* [Stated exercise]: How many lines hold the string "that"? Give only the number.

Plotting code records:

^^^^^^^^

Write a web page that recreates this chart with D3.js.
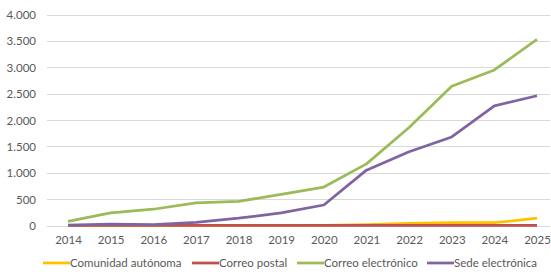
<!DOCTYPE html>
<html>
<head>
<meta charset="utf-8">
<script src="https://cdn.jsdelivr.net/npm/d3@7"></script>
<style>
  body { margin: 0; background: #fff; }
  svg text { font-family: Lato, "Open Sans", sans-serif; fill: #595959; }
</style>
</head>
<body>
<svg id="chart"></svg>
<script>
// data
const years = ["2014", "2015", "2016", "2017", "2018", "2019", "2020", "2021", "2022", "2023", "2024", "2025"];
const comunidadAutonoma = [0, 0, 0, 0, 0, 0, 5, 20, 40, 55, 55, 140];
const correoPostal = [2, 2, 2, 2, 2, 2, 2, 3, 3, 3, 3, 3];
const correoElectronico = [80, 240, 310, 430, 460, 590, 730, 1170, 1860, 2640, 2950, 3530];
const sedeElectronica = [10, 30, 20, 60, 140, 240, 390, 1050, 1400, 1680, 2270, 2460];
const yTicks = [0, 500, 1000, 1500, 2000, 2500, 3000, 3500, 4000];

const series = [
    { name: "Comunidad autónoma", values: comunidadAutonoma, color: "#FFC000" },
    { name: "Correo postal", values: correoPostal, color: "#C0504D" },
    { name: "Correo electrónico", values: correoElectronico, color: "#9BBB59" },
    { name: "Sede electrónica", values: sedeElectronica, color: "#8064A2" }
];

const width = 551, height = 274;
const svg = d3.select("#chart").attr("width", width).attr("height", height);

const gridLeft = 47, gridRight = 550;

const x = d3.scalePoint()
    .domain(years)
    .range([68, 537]);

const y = d3.scaleLinear()
    .domain([0, 4000])
    .range([225.6, 14.5]);

// gridlines
svg.append("g")
    .selectAll("line")
    .data(yTicks)
    .join("line")
    .attr("x1", gridLeft)
    .attr("x2", gridRight)
    .attr("y1", d => Math.round(y(d)) + 0.5)
    .attr("y2", d => Math.round(y(d)) + 0.5)
    .attr("stroke", "#d9d9d9")
    .attr("stroke-width", 1);

// y axis labels
const fmt = d3.format(",");
const yAxis = d3.axisLeft(y)
    .tickValues(yTicks)
    .tickSize(0)
    .tickPadding(0)
    .tickFormat(d => fmt(d).replace(/,/g, "."));

const yAxisG = svg.append("g")
    .attr("transform", "translate(36,0)")
    .call(yAxis);
yAxisG.select(".domain").remove();
yAxisG.selectAll("text")
    .attr("font-size", 11.5)
    .attr("dy", "0.35em")
    .style("font-family", "Lato, sans-serif")
    .attr("fill", "#595959");

// x axis labels
const xAxis = d3.axisBottom(x)
    .tickSize(0)
    .tickPadding(0);

const xAxisG = svg.append("g")
    .attr("transform", "translate(0,236)")
    .call(xAxis);
xAxisG.select(".domain").remove();
xAxisG.selectAll("text")
    .attr("font-size", 11.5)
    .attr("dy", "0.71em")
    .style("font-family", "Lato, sans-serif")
    .attr("fill", "#595959");

// lines
const line = d3.line()
    .x((d, i) => x(years[i]))
    .y(d => y(d));

svg.append("g")
    .selectAll("path")
    .data(series)
    .join("path")
    .attr("fill", "none")
    .attr("stroke", d => d.color)
    .attr("stroke-width", 2.75)
    .attr("stroke-linejoin", "round")
    .attr("d", d => line(d.values));

const legendX = [43, 192, 297, 427];
const legend = svg.append("g")
    .selectAll("g")
    .data(series)
    .join("g")
    .attr("transform", (d, i) => `translate(${legendX[i]},263)`);

legend.append("line")
    .attr("x1", 0)
    .attr("x2", 27)
    .attr("stroke", d => d.color)
    .attr("stroke-width", 2.75);

legend.append("text")
    .attr("x", 27)
    .attr("dy", "0.35em")
    .attr("font-size", 11.5)
    .text(d => d.name);
</script>
</body>
</html>
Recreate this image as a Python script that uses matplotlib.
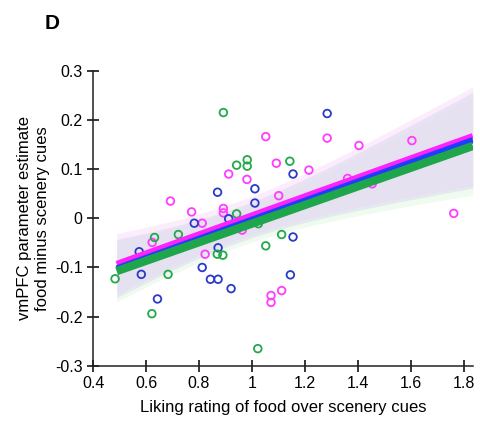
import numpy as np
import matplotlib.pyplot as plt

plt.rcParams['font.family'] = ['Liberation Sans', 'DejaVu Sans']

# Liking rating (x) and vmPFC parameter estimate (y), one group per colour
pink_x = [0.692, 0.772, 0.812, 0.892, 0.892, 0.912, 0.981, 1.052, 1.092, 1.101,
          0.963, 0.623, 0.823, 1.072, 1.072, 1.112, 1.215, 1.284, 1.404, 1.604,
          1.762, 1.361, 1.454]
pink_y = [0.035, 0.013, -0.010, 0.020, 0.011, 0.090, 0.079, 0.166, 0.112, 0.046,
          -0.024, -0.049, -0.073, -0.157, -0.171, -0.147, 0.098, 0.163, 0.148, 0.158,
          0.010, 0.081, 0.070]

blue_x = [0.782, 0.870, 1.011, 1.011, 0.912, 1.155, 1.284, 0.574, 0.582, 0.643,
          0.812, 0.843, 0.872, 0.872, 0.921, 1.145, 1.155]
blue_y = [-0.010, 0.053, 0.060, 0.031, -0.001, 0.090, 0.213, -0.068, -0.114, -0.164,
          -0.100, -0.124, -0.124, -0.060, -0.143, -0.115, -0.038]

green_x = [0.892, 0.942, 0.982, 0.982, 1.143, 0.942, 1.024, 0.722, 0.632, 1.112,
           1.052, 0.869, 0.890, 0.483, 0.683, 0.622, 1.022]
green_y = [0.215, 0.108, 0.119, 0.106, 0.116, 0.009, -0.011, -0.033, -0.039, -0.033,
           -0.056, -0.073, -0.075, -0.123, -0.114, -0.194, -0.265]

# model fit per group: intercept, slope
fit_icpt = [-0.1875, -0.1970, -0.2000]
fit_slope = [0.1933, 0.1940, 0.1892]
# 95% band half width: sqrt(band_a + band_b * (x - band_x0)^2)
band_x0 = [0.95, 0.95, 0.96]
band_a = [0.0015, 0.0013, 0.0014]
band_b = [0.0110, 0.0105, 0.0112]

fit_x = [0.489, 1.834]

point_colors = ['#ff3cff', '#2a3ac8', '#22aa4a']
line_colors = ['#ff22ff', '#1f3dff', '#1fa64c']
band_colors = ['#f8d8f8', '#d8d8ee', '#e2f8e2']
band_alpha = [0.45, 0.5, 0.5]
line_widths = [4.5, 4.5, 6.0]

xs_all = [pink_x, blue_x, green_x]
ys_all = [pink_y, blue_y, green_y]

fig = plt.figure(figsize=(4.8, 4.21), dpi=100)
ax = fig.add_axes([0.194, 0.131, 0.791, 0.701])

xs = np.linspace(fit_x[0], fit_x[1], 200)

# bands: green, pink, then blue on top
for i in [2, 0, 1]:
    fit = fit_icpt[i] + fit_slope[i] * xs
    hw = np.sqrt(band_a[i] + band_b[i] * (xs - band_x0[i]) ** 2)
    ax.fill_between(xs, fit - hw, fit + hw, color=band_colors[i],
                    alpha=band_alpha[i], lw=0, zorder=1)

for i in range(3):
    ax.scatter(xs_all[i], ys_all[i], s=30, facecolors='none',
               edgecolors=point_colors[i], linewidths=1.3, zorder=2)

for i in range(3):
    ax.plot(xs, fit_icpt[i] + fit_slope[i] * xs, color=line_colors[i],
            lw=line_widths[i], solid_capstyle='butt', zorder=3)

ax.set_xlim(0.4, 1.834)
ax.set_ylim(-0.3, 0.3)
ax.set_xticks([0.4, 0.6, 0.8, 1.0, 1.2, 1.4, 1.6, 1.8])
ax.set_xticklabels(['0.4', '0.6', '0.8', '1', '1.2', '1.4', '1.6', '1.8'])
ax.set_yticks([-0.3, -0.2, -0.1, 0, 0.1, 0.2, 0.3])
ax.set_yticklabels(['-0.3', '-0.2', '-0.1', '0', '0.1', '0.2', '0.3'])
ax.tick_params(direction='inout', length=9, width=1.1, labelsize=11.5, pad=3)

for side in ['top', 'right']:
    ax.spines[side].set_visible(False)
for side in ['left', 'bottom']:
    ax.spines[side].set_linewidth(1.1)
    ax.spines[side].set_color('#222222')

ax.set_xlabel('Liking rating of food over scenery cues', fontsize=12, labelpad=6)
ax.set_ylabel('vmPFC parameter estimate\nfood minus scenery cues', fontsize=12, labelpad=4)

fig.text(0.094, 0.943, 'D', fontsize=15, fontweight='bold', va='center')

fig.savefig('out.png', dpi=100)
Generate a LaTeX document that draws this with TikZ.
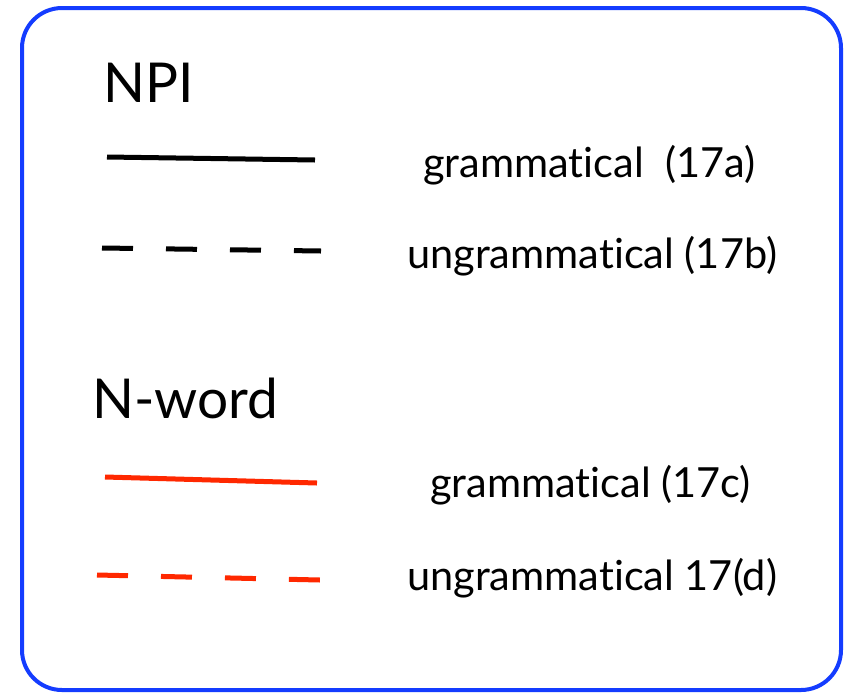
\documentclass[tikz,border=0pt]{standalone}
\usepackage{fontspec}
\setmainfont[Ligatures={NoCommon,NoRare,NoDiscretionary}]{Lato}
\definecolor{frameblue}{RGB}{20,60,255}
\definecolor{legred}{RGB}{255,40,0}
\begin{document}
\begin{tikzpicture}[x=1pt,y=-1pt,
  head/.style={anchor=base west,inner sep=0pt,font=\fontsize{55}{55}\selectfont},
  lab/.style={anchor=base west,inner sep=0pt,font=\fontsize{41.5}{41.5}\selectfont},
  leg/.style={line width=5pt},
  legdash/.style={line width=5pt,dash pattern=on 31pt off 33pt}]
\useasboundingbox (0,0) rectangle (849,697);
\draw[frameblue,line width=4pt,rounded corners=40pt] (22,8) rectangle (841,690);
\node[head] (npi) at (103,102) {NPI};
\coordinate (a1) at (107,157); \coordinate (a2) at (315,160);
\draw[leg] (a1) -- (a2);
\node[lab] (la) at (423,177) {grammatical\ \ (17a)};
\coordinate (b1) at (102,248); \coordinate (b2) at (321,251);
\draw[legdash] (b1) -- (b2);
\node[lab] (lb) at (407,268) {ungrammatical (17b)};
\node[head] (nw) at (92,418) {N-word};
\coordinate (c1) at (105,477); \coordinate (c2) at (317,483);
\draw[leg,legred] (c1) -- (c2);
\node[lab] (lc) at (430,497) {grammatical (17c)};
\coordinate (d1) at (97,575); \coordinate (d2) at (320,580);
\draw[legdash,legred] (d1) -- (d2);
\node[lab] (ld) at (407,590) {ungrammatical 17(d)};
\end{tikzpicture}
\end{document}
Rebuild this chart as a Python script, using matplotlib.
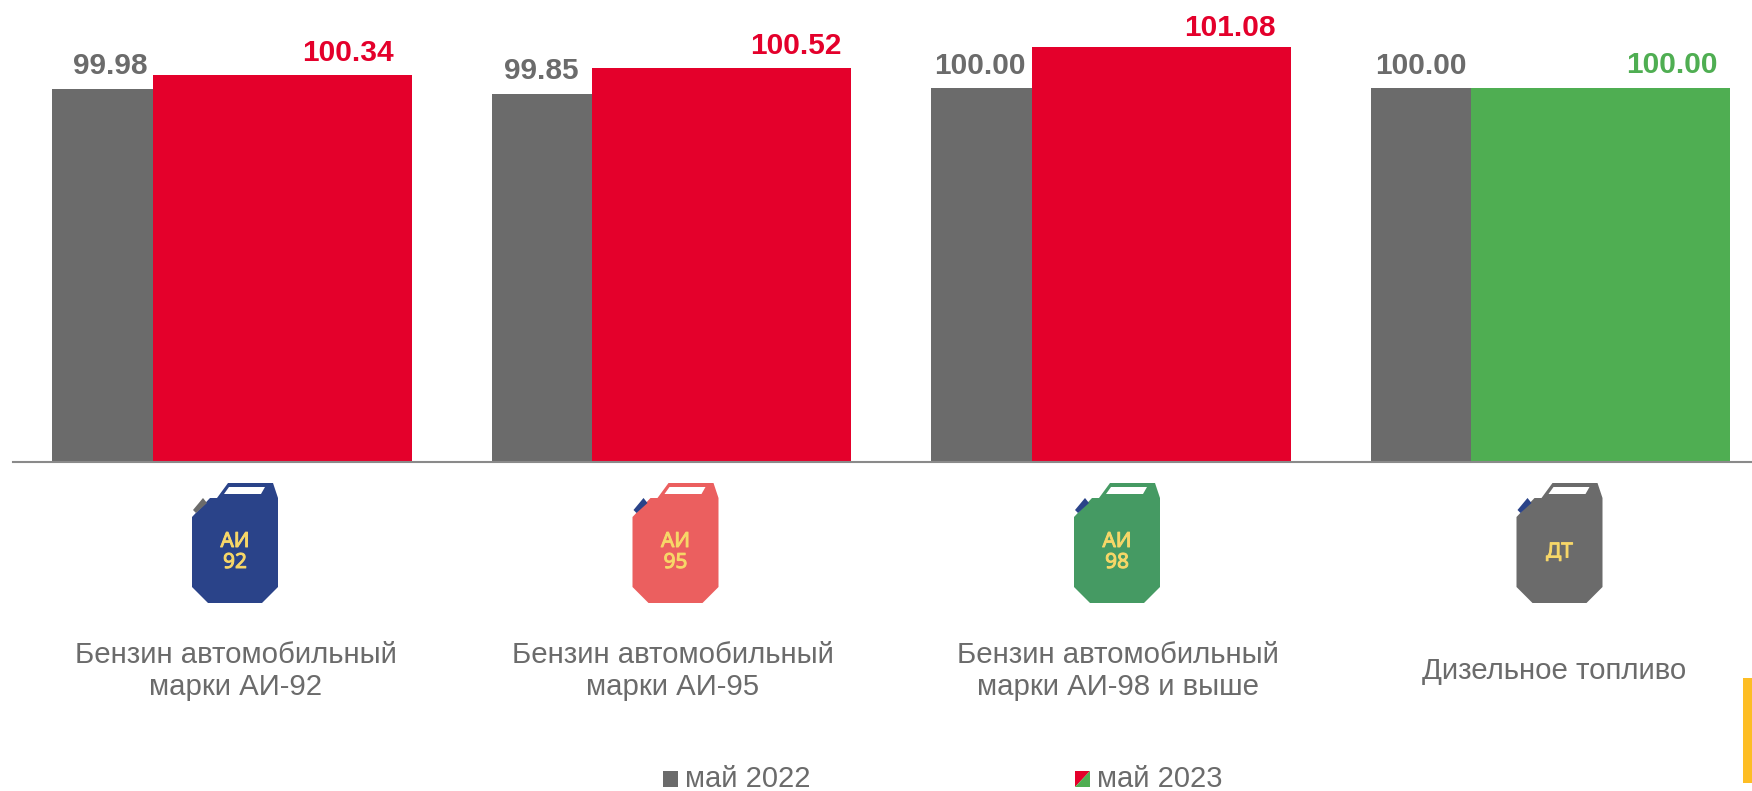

^^^^^^^^

* [Task solution]: 3